I have been wanting to revisit these for a long time, not least to prove to the kids that I didn't live in black and white days.
I mean, can you believe it? The cheek of them. That was my parents' and grandparents' era.
How has it got to the point where my childhood was the ''olden days'', as they put it? I vividly remember many things like it were yesterday and it definitely was in colour.
But, unlike my predecessors, I have the colour imagery to prove it and, the following day, wasted no time in having a home video night. How exciting to finally show them their late grandparents in action.
Like a big reveal, I popped the cassette into the player, pushed play and waited. It simply made a clicking sound. Realising it was at the end of the reel, I rewound it, explaining to them that with videos you can't just skip backwards and forwards.

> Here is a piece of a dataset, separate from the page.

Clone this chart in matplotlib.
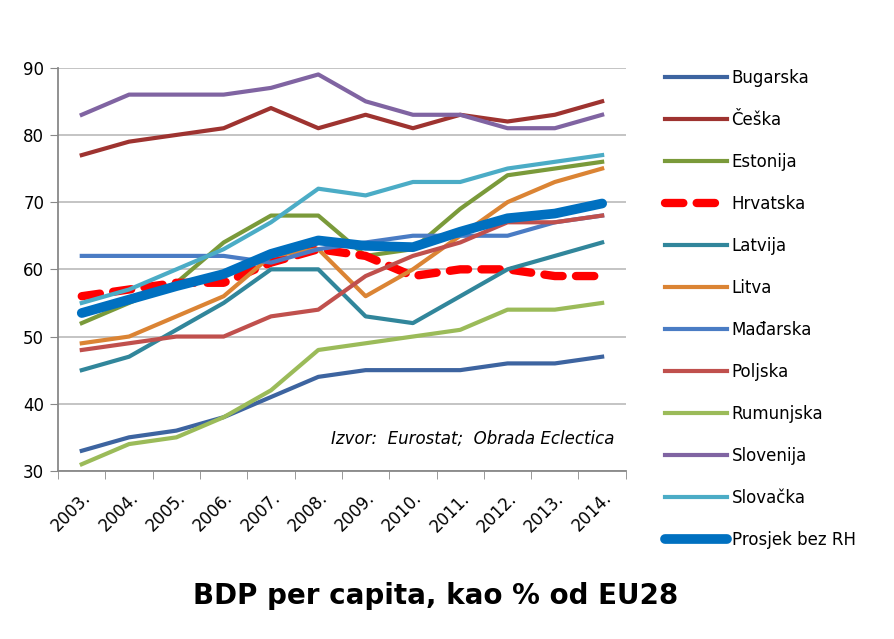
import matplotlib
matplotlib.use("Agg")
import matplotlib.pyplot as plt
import numpy as np

years = ["2003.", "2004.", "2005.", "2006.", "2007.", "2008.",
         "2009.", "2010.", "2011.", "2012.", "2013.", "2014."]

bugarska = [33, 35, 36, 38, 41, 44, 45, 45, 45, 46, 46, 47]
ceska = [77, 79, 80, 81, 84, 81, 83, 81, 83, 82, 83, 85]
estonija = [52, 55, 58, 64, 68, 68, 62, 63, 69, 74, 75, 76]
hrvatska = [56, 57, 58, 58, 61, 63, 62, 59, 60, 60, 59, 59]
latvija = [45, 47, 51, 55, 60, 60, 53, 52, 56, 60, 62, 64]
litva = [49, 50, 53, 56, 62, 63, 56, 60, 65, 70, 73, 75]
madarska = [62, 62, 62, 62, 61, 63, 64, 65, 65, 65, 67, 68]
poljska = [48, 49, 50, 50, 53, 54, 59, 62, 64, 67, 67, 68]
rumunjska = [31, 34, 35, 38, 42, 48, 49, 50, 51, 54, 54, 55]
slovenija = [83, 86, 86, 86, 87, 89, 85, 83, 83, 81, 81, 83]
slovacka = [55, 57, 60, 63, 67, 72, 71, 73, 73, 75, 76, 77]
prosjek = [53.5, 55.5, 57.5, 59.3, 62.3, 64.3, 63.5, 63.3, 65.6, 67.6, 68.3, 69.8]

fig = plt.figure(figsize=(8.94, 6.39), dpi=100)
ax = fig.add_axes([0.065, 0.263, 0.635, 0.631])

x = np.arange(len(years))

ax.plot(x, bugarska, color="#3D64A0", lw=3, label="Bugarska")
ax.plot(x, ceska, color="#9E3330", lw=3, label="Češka")
ax.plot(x, estonija, color="#7A9A3A", lw=3, label="Estonija")
ax.plot(x, hrvatska, color="#FF0000", lw=6, ls=(0, (2.2, 1.6)),
        dash_capstyle="round", label="Hrvatska")
ax.plot(x, latvija, color="#31869B", lw=3, label="Latvija")
ax.plot(x, litva, color="#DB8434", lw=3, label="Litva")
ax.plot(x, madarska, color="#4A7CC4", lw=3, label="Mađarska")
ax.plot(x, poljska, color="#C0504D", lw=3, label="Poljska")
ax.plot(x, rumunjska, color="#9BBB59", lw=3, label="Rumunjska")
ax.plot(x, slovenija, color="#8064A2", lw=3, label="Slovenija")
ax.plot(x, slovacka, color="#4BACC6", lw=3, label="Slovačka")
ax.plot(x, prosjek, color="#0070C0", lw=7, solid_capstyle="round",
        label="Prosjek bez RH")

ax.set_xlim(-0.5, len(years) - 0.5)
ax.set_ylim(30, 90)
ax.set_yticks(range(30, 91, 10))
ax.yaxis.grid(True, color="#BFBFBF", lw=1.3)
ax.set_axisbelow(True)

ax.set_xticks(x)
ax.set_xticklabels(years, rotation=45, ha="right", rotation_mode="anchor")
ax.set_xticks(np.arange(-0.5, len(years), 1), minor=True)
ax.tick_params(axis="x", which="major", length=0, labelsize=12, pad=13)
ax.tick_params(axis="x", which="minor", length=6, color="#888888", direction="out")
ax.tick_params(axis="y", length=6, color="#888888", labelsize=12, pad=4)

for s in ["top", "right"]:
    ax.spines[s].set_visible(False)
for s in ["left", "bottom"]:
    ax.spines[s].set_color("#888888")
    ax.spines[s].set_linewidth(1.3)

ax.text(0.98, 0.058, "Izvor:  Eurostat;  Obrada Eclectica", transform=ax.transAxes,
        ha="right", va="bottom", fontsize=12, style="italic")

fig.legend(loc="upper left", bbox_to_anchor=(0.727, 0.915), frameon=False,
           fontsize=12, handlelength=3.7, handletextpad=0.3, labelspacing=1.44)

fig.text(0.487, 0.068, "BDP per capita, kao % od EU28", ha="center",
         va="center", fontsize=20, fontweight="bold")

fig.savefig("out.png", dpi=100)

Finally, it clicked to the start of the tape and I pushed play. Static.
We waited … more static.
By now the kids were getting a little impatient.
"I told you you lived in the olden days, Mum," quipped one.
Really, this technology was the bomb in the '80s. I remember we had one of the first video players around and how cool we felt to push record and be able to re-watch our favourite shows.
By now, I was stabbing buttons willy-nilly, just trying to get the thing to work.
And finally we had motion! But alas, it was a very grainy Channel Two recording of True Bliss coming to town. Someone must've taped over our family Christmas.
I told my mum because whoever did that would have been in big trouble back in the day.
I'm pretty sure I wasn't into True Bliss. Then again, neither were my brothers. Maybe it was me.
So, the home video night has gone on hold while Mum delves back into the archives for more and, meanwhile, I will just keep defending my childhood in all its vivid glory.